— begin MATERIALS PROVIDED —

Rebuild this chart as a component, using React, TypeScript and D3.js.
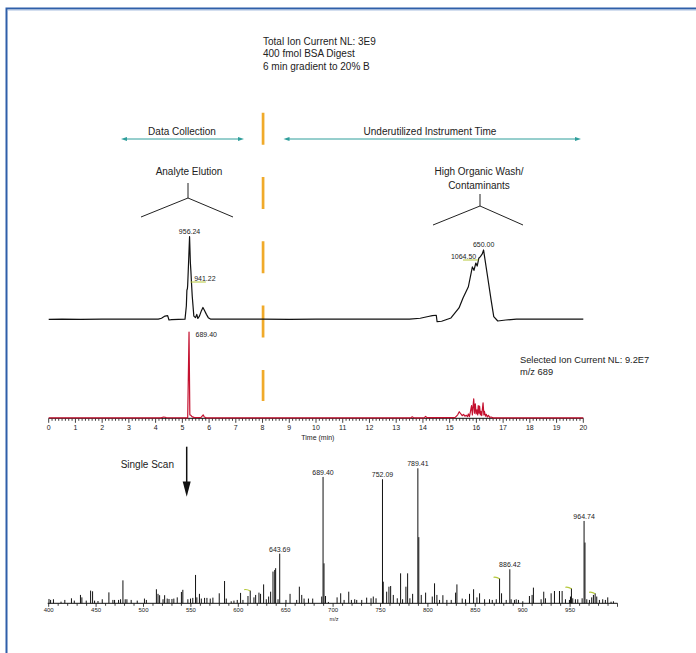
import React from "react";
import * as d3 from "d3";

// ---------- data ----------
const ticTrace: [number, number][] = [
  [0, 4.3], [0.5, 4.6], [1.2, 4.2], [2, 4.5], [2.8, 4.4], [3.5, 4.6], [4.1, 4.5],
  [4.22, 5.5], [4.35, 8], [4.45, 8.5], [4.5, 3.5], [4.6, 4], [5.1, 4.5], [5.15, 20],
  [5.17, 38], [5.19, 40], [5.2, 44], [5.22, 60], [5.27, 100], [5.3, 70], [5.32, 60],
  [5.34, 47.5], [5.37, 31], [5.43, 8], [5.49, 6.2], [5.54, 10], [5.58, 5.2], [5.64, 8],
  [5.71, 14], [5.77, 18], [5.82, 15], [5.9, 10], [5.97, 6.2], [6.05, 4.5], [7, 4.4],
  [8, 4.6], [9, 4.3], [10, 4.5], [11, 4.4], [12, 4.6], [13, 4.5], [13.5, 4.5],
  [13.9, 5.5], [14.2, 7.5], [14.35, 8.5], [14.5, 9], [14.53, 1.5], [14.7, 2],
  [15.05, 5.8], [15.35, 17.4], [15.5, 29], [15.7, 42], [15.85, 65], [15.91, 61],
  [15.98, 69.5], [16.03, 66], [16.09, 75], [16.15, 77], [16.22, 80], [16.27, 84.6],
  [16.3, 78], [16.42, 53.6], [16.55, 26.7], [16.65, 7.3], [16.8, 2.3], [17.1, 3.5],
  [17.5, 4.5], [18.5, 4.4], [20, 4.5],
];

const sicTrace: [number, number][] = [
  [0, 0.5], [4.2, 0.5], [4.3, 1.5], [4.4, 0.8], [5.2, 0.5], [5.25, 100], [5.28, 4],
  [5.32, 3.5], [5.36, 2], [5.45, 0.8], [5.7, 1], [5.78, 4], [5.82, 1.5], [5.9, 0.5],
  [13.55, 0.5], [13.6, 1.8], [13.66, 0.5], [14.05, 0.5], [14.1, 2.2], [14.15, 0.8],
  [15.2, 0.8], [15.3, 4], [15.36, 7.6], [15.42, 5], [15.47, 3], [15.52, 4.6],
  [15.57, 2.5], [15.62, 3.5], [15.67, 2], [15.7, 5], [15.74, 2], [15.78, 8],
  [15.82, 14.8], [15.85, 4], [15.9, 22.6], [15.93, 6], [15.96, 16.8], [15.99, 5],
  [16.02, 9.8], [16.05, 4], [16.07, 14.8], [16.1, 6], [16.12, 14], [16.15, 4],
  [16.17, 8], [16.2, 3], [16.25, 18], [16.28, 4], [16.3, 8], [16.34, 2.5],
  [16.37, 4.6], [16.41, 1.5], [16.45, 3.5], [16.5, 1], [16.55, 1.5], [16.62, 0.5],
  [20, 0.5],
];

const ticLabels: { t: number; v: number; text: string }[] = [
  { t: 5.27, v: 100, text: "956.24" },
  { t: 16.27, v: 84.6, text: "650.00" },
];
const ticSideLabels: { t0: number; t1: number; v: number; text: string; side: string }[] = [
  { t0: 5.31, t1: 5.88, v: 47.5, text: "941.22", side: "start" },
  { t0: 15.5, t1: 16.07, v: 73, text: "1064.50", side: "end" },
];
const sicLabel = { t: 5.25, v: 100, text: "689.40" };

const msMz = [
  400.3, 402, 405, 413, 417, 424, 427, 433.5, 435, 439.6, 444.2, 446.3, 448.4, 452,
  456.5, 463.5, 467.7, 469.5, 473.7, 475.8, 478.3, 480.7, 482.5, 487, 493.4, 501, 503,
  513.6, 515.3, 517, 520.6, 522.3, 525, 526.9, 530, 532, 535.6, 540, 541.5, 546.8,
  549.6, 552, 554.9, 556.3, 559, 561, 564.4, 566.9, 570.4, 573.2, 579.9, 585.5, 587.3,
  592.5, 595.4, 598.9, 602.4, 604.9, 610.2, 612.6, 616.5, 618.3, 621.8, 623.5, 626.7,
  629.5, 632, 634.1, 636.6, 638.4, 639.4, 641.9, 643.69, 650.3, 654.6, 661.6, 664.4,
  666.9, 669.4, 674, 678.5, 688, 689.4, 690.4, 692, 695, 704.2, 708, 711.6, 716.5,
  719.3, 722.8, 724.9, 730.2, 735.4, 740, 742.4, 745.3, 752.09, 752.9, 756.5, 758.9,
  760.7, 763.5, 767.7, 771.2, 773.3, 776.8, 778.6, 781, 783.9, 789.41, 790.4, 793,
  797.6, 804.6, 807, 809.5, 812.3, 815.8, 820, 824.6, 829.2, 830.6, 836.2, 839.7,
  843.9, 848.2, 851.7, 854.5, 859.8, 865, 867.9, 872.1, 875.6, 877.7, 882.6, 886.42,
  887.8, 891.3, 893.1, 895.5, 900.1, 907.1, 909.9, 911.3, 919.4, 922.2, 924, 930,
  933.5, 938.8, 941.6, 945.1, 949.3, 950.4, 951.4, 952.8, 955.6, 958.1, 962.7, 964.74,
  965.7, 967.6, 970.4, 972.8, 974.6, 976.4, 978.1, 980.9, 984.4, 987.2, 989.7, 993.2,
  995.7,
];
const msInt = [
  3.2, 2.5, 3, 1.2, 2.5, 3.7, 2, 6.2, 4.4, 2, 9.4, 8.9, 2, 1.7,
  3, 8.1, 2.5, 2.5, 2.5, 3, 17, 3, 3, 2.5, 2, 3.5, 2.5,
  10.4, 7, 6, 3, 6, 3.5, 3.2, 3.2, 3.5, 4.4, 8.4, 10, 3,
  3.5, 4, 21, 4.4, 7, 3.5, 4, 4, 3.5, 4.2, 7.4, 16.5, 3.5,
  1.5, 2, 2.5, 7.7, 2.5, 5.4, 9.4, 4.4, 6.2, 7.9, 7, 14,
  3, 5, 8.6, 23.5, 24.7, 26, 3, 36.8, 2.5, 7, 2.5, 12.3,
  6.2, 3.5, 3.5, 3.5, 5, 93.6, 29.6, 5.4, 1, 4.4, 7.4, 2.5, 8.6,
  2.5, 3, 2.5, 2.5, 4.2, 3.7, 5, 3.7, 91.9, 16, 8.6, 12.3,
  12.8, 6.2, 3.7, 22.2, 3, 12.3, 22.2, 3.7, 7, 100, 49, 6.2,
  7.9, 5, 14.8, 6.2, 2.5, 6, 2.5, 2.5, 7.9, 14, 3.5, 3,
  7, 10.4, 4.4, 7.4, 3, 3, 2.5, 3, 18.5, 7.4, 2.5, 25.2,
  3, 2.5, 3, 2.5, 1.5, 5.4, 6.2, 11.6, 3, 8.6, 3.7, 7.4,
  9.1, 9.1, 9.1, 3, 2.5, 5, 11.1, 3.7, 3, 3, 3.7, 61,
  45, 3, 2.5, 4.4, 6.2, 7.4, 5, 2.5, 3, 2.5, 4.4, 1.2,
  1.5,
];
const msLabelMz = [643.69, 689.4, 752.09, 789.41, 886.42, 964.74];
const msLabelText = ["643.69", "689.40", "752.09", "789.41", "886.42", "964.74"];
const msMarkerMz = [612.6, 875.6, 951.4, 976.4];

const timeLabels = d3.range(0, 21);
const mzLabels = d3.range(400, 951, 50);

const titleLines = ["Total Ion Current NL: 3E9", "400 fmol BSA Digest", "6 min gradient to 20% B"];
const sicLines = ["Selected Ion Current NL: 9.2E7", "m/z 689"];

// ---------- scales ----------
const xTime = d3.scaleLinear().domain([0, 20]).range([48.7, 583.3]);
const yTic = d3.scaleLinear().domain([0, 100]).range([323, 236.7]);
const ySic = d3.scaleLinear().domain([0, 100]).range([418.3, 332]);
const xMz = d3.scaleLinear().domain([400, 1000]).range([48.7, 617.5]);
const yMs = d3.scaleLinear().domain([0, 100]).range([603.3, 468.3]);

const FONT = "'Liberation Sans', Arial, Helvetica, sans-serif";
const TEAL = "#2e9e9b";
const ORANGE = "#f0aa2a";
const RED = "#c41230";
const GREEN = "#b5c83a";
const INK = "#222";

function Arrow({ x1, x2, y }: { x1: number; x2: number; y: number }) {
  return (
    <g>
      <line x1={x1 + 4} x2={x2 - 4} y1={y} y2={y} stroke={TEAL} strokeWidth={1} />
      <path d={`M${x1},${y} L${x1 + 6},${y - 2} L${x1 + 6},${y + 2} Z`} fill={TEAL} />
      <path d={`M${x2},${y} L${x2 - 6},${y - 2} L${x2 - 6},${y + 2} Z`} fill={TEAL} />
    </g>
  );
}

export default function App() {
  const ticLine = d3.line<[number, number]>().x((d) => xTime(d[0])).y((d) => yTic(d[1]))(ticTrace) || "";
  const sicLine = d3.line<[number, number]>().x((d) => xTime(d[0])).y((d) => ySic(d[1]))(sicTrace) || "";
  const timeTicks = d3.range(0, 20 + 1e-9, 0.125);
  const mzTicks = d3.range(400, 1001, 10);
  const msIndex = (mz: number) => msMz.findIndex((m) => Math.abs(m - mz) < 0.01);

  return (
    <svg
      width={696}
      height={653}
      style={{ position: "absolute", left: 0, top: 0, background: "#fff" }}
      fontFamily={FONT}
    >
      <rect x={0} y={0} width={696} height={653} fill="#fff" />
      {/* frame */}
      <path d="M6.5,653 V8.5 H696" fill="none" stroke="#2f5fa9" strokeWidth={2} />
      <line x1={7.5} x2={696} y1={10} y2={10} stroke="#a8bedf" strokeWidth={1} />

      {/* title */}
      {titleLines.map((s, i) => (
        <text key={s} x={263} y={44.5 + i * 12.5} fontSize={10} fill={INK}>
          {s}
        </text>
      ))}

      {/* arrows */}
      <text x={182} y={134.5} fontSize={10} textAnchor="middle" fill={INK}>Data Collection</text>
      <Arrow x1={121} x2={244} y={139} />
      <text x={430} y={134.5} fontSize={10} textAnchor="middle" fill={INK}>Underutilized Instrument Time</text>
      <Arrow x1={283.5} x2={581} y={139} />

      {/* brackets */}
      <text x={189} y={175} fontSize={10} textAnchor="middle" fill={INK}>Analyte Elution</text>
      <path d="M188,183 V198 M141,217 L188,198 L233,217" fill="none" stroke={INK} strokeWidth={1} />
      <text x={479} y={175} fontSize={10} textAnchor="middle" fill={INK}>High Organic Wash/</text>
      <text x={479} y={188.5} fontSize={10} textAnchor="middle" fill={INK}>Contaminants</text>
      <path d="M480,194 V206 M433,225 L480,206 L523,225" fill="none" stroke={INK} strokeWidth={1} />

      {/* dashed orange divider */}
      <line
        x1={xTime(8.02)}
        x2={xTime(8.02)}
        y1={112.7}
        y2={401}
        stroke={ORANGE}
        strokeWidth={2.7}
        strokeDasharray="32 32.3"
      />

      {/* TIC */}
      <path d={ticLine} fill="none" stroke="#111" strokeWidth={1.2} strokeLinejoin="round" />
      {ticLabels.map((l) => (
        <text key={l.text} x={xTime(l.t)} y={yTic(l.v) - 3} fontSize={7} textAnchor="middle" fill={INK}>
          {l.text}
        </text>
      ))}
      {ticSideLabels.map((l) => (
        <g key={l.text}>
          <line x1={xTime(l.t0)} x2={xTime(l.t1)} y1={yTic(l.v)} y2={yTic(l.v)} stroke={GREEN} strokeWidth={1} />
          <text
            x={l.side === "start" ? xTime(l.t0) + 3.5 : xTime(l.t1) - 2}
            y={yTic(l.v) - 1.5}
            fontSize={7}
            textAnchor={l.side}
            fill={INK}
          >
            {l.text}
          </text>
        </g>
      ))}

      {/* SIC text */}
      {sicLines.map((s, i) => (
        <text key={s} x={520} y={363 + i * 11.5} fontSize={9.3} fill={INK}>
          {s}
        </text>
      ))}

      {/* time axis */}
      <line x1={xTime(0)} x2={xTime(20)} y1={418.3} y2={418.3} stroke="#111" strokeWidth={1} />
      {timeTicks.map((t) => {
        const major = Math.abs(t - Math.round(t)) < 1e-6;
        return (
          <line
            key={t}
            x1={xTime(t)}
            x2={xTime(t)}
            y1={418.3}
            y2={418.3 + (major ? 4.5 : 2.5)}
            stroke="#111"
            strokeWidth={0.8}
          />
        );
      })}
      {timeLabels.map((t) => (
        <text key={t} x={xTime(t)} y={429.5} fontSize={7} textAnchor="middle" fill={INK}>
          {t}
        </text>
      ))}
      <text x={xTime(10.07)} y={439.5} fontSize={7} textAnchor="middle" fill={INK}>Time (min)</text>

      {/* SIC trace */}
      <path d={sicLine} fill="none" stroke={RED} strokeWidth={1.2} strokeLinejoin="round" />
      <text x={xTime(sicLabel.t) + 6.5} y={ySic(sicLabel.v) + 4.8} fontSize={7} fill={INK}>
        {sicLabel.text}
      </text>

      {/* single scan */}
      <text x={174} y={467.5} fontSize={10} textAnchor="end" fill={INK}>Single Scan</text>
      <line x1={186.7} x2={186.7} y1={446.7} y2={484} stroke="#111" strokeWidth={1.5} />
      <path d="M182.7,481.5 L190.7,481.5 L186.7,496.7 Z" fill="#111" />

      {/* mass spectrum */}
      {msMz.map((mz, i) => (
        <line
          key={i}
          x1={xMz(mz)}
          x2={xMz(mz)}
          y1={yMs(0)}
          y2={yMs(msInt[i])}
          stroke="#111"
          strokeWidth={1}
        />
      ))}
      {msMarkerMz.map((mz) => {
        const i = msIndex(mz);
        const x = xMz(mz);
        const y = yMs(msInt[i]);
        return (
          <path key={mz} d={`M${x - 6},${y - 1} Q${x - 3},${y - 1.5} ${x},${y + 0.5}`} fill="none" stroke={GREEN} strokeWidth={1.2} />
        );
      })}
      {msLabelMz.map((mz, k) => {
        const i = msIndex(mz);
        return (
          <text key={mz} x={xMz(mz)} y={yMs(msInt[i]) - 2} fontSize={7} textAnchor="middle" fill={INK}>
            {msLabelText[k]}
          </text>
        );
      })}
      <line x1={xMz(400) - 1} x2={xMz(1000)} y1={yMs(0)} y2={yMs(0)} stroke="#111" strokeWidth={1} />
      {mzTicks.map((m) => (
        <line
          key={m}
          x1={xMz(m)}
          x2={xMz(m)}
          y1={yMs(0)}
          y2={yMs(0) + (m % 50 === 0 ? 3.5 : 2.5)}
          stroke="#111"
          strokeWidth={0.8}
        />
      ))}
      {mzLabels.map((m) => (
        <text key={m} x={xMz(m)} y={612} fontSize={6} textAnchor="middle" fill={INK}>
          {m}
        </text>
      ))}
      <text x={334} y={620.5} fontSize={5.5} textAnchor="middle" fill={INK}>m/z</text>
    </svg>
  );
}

— end MATERIALS PROVIDED —
— begin MATERIALS PROVIDED —

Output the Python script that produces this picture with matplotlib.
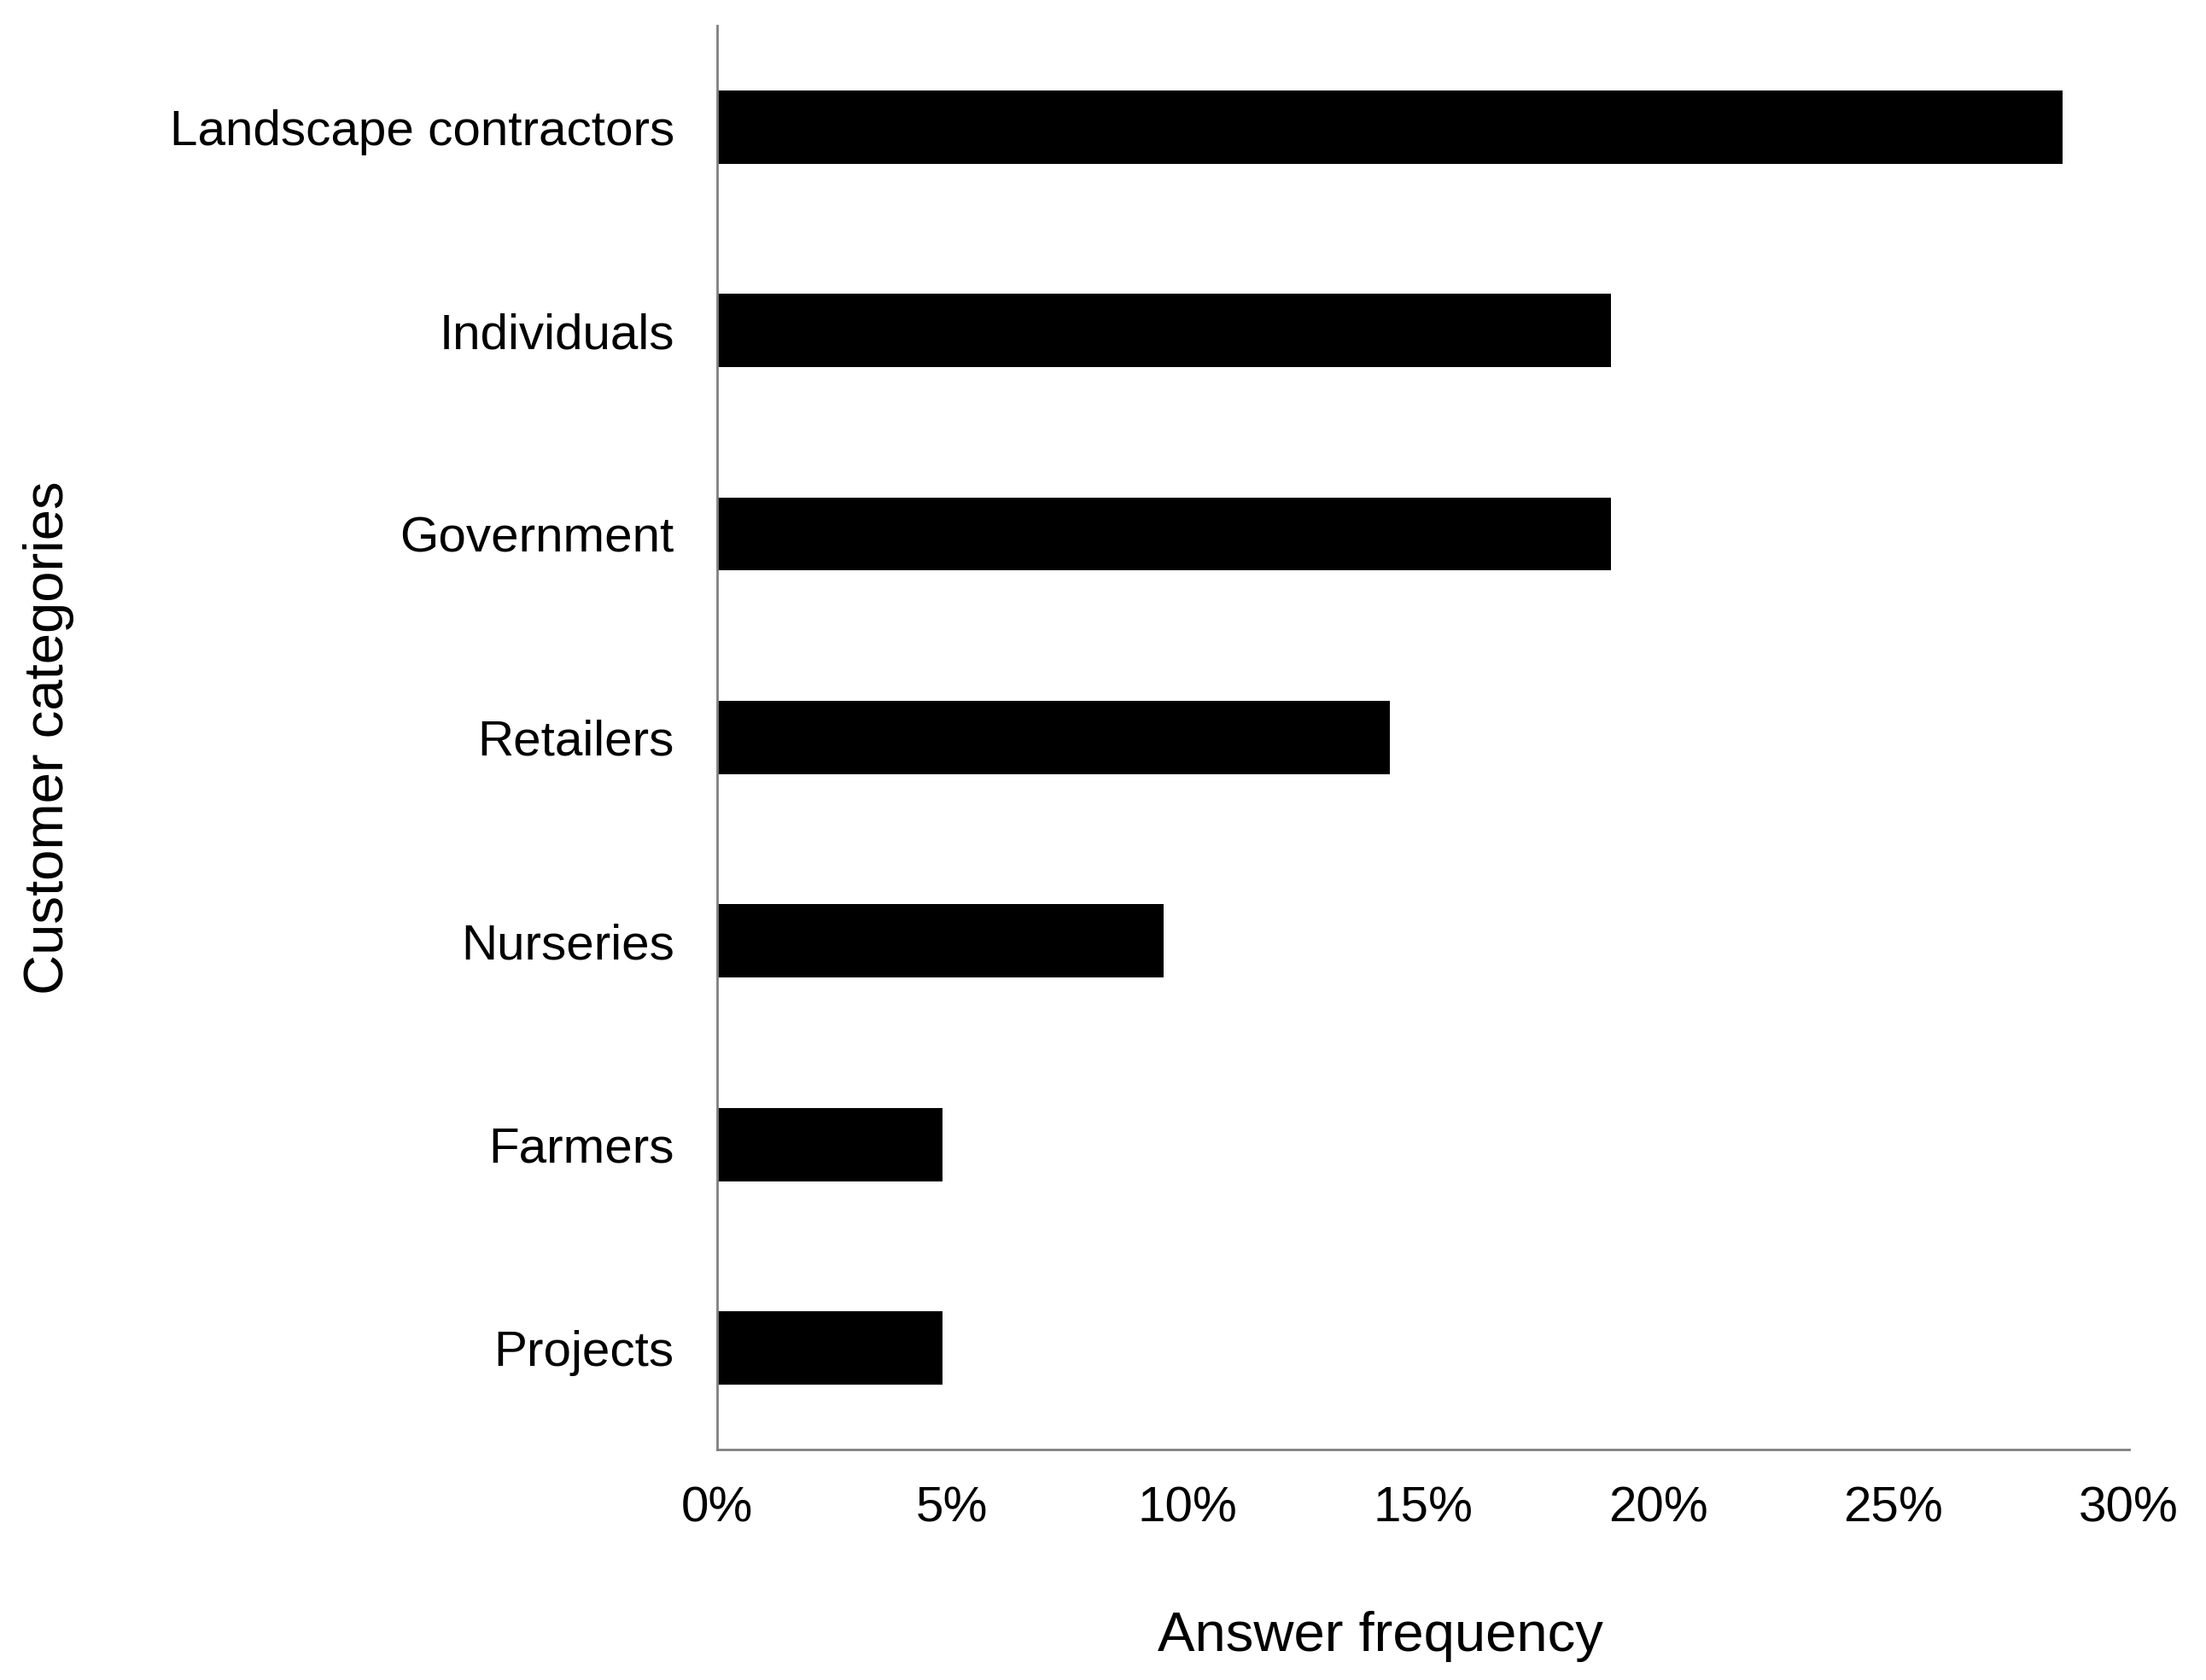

— end MATERIALS PROVIDED —

*GIVEN TASK*
Print everything from the line with "Rebuild this chart" down to the line with "import * as" in the entries above, both lines included and nothing more, without the pictures.

*FINAL RESULT*
Rebuild this chart as a component, using React, TypeScript and D3.js.
import React from "react";
import * as d3 from "d3";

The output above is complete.